At a meeting with Operating Engineers Local 399, Pritzker set Governor Bruce Rauner as his target, as reported by the Chicago Tribune:

“This is a fight for your survival. His stated goal is to destroy the unions,” Pritzker said of Rauner. “He wants you to work for less. He wants you to get lower compensation for workplace injuries. He wants you to give up your collective bargaining rights with your employers.

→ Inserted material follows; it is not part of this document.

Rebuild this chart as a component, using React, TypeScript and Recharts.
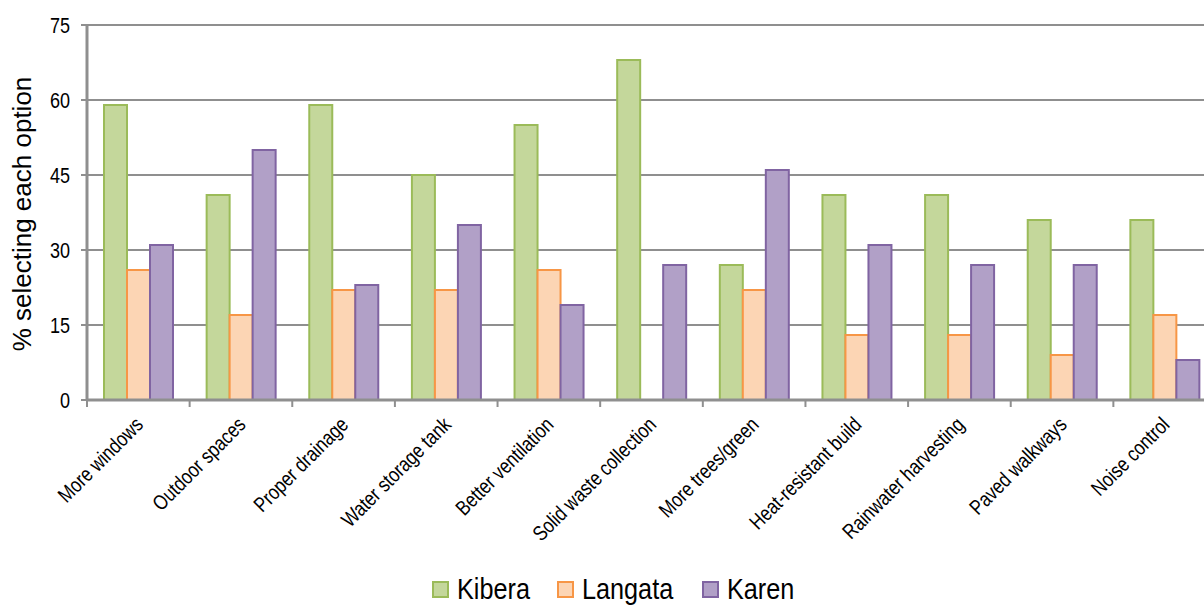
import React from 'react';
import { BarChart, Bar, XAxis, YAxis, CartesianGrid, Legend } from 'recharts';

const categories = [
  'More windows',
  'Outdoor spaces',
  'Proper drainage',
  'Water storage tank',
  'Better ventilation',
  'Solid waste collection',
  'More trees/green',
  'Heat-resistant build',
  'Rainwater harvesting',
  'Paved walkways',
  'Noise control',
];
const kibera = [59, 41, 59, 45, 55, 68, 27, 41, 41, 36, 36];
const langata = [26, 17, 22, 22, 26, 0, 22, 13, 13, 9, 17];
const karen = [31, 50, 23, 35, 19, 27, 46, 31, 27, 27, 8];
const yTicks = [0, 15, 30, 45, 60, 75];

const series = [
  { key: 'Kibera', fill: '#c4d79b', stroke: '#9bbb59' },
  { key: 'Langata', fill: '#fcd5b4', stroke: '#f79646' },
  { key: 'Karen', fill: '#b1a0c7', stroke: '#8064a2' },
];

const data = categories.map((c, i) => ({
  name: c,
  Kibera: kibera[i],
  Langata: langata[i],
  Karen: karen[i],
}));

const CHART_W = 1216;
const CHART_H = 605;
const LEFT = 87;
const HALF_BAND = (CHART_W - LEFT) / categories.length / 2;
const GRID = '#8f8f8f';
const FONT = "'Liberation Sans', Arial, sans-serif";
const NARROW = 0.82;

const XTick = (props: any) => {
  const { x, y, payload } = props;
  const ax = x + 6;
  const ay = y + 26;
  return (
    <g>
      <line x1={x - HALF_BAND} x2={x - HALF_BAND} y1={y} y2={y + 7} stroke={GRID} strokeWidth={2} />
      <text
        x={0}
        y={0}
        textAnchor="end"
        transform={`translate(${ax} ${ay}) rotate(-45) scale(${NARROW} 1)`}
        fontFamily={FONT}
        fontSize={21}
        fill="#000"
      >
        {payload.value}
      </text>
    </g>
  );
};

const YTick = (props: any) => {
  const { x, y, payload } = props;
  return (
    <text
      x={0}
      y={0}
      textAnchor="end"
      transform={`translate(${x - 9} ${y + 8}) scale(${NARROW} 1)`}
      fontFamily={FONT}
      fontSize={22}
      fill="#000"
    >
      {payload.value}
    </text>
  );
};

const LEG_X = [432, 557, 702];

const LegendContent = () => (
  <svg width={1204} height={35} style={{ display: 'block' }}>
    {series.map((s, i) => (
      <g key={s.key}>
        <rect x={LEG_X[i] + 1} y={12} width={15} height={15} fill={s.fill} stroke={s.stroke} strokeWidth={2} />
        <text
          x={0}
          y={0}
          transform={`translate(${LEG_X[i] + 25} 29) scale(0.87 1)`}
          fontFamily={FONT}
          fontSize={29}
          fill="#000"
        >
          {s.key}
        </text>
      </g>
    ))}
  </svg>
);

export default function App() {
  return (
    <div style={{ width: 1204, height: 605, overflow: 'hidden', background: '#fff' }}>
      <style>{'html,body{margin:0;padding:0;overflow:hidden;}'}</style>
      <BarChart
        width={CHART_W}
        height={CHART_H}
        data={data}
        margin={{ top: 25, right: 0, left: 0, bottom: 0 }}
        barSize={23}
        barGap={0}
      >
        <CartesianGrid vertical={false} stroke={GRID} strokeWidth={2} />
        <XAxis
          dataKey="name"
          interval={0}
          height={170}
          tick={<XTick />}
          tickLine={false}
          tickSize={0}
          tickMargin={0}
          axisLine={{ stroke: GRID, strokeWidth: 3 }}
        />
        <YAxis
          width={LEFT}
          domain={[0, 75]}
          ticks={yTicks}
          interval={0}
          tick={<YTick />}
          tickLine={{ stroke: GRID, strokeWidth: 2 }}
          tickSize={6}
          axisLine={{ stroke: GRID, strokeWidth: 3 }}
          label={{
            content: () => (
              <text
                x={31}
                y={214}
                textAnchor="middle"
                transform="rotate(-90 31 214)"
                fontFamily={FONT}
                fontSize={26}
                fill="#000"
              >
                % selecting each option
              </text>
            ),
          }}
        />
        <Legend verticalAlign="bottom" height={35} content={<LegendContent />} />
        {series.map((s) => (
          <Bar
            key={s.key}
            dataKey={s.key}
            fill={s.fill}
            stroke={s.stroke}
            strokeWidth={2}
            isAnimationActive={false}
          />
        ))}
      </BarChart>
    </div>
  );
}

“Ladies and gentlemen, labor unions in Illinois won’t survive a second term by Bruce Rauner. It’s time for a governor who doesn’t drop his g’s, who doesn’t pretend to wear a Timex watch when actually he’s got a drawer full of Rolex watches, who doesn’t have a hidden agenda underneath his Carhartt jacket.”

Kennedy, former manager of Merchandise Mart in Chicago, announced he had raised $1 million in contributions. In a speech at the Will and Grundy Counties Trade and Labor Council Dinner, Kennedy said that two years into his term, Rauner has no intention of agreeing to a state budget.

“This is not a stalemate, this is a hostage taking,” Kennedy said. “This governor isn’t interested in negotiating a budget. If he wanted to negotiate a budget he could get it done within a week and there would be Democratic and Republican support. He’s holding that budget hostage for his turnaround agenda.”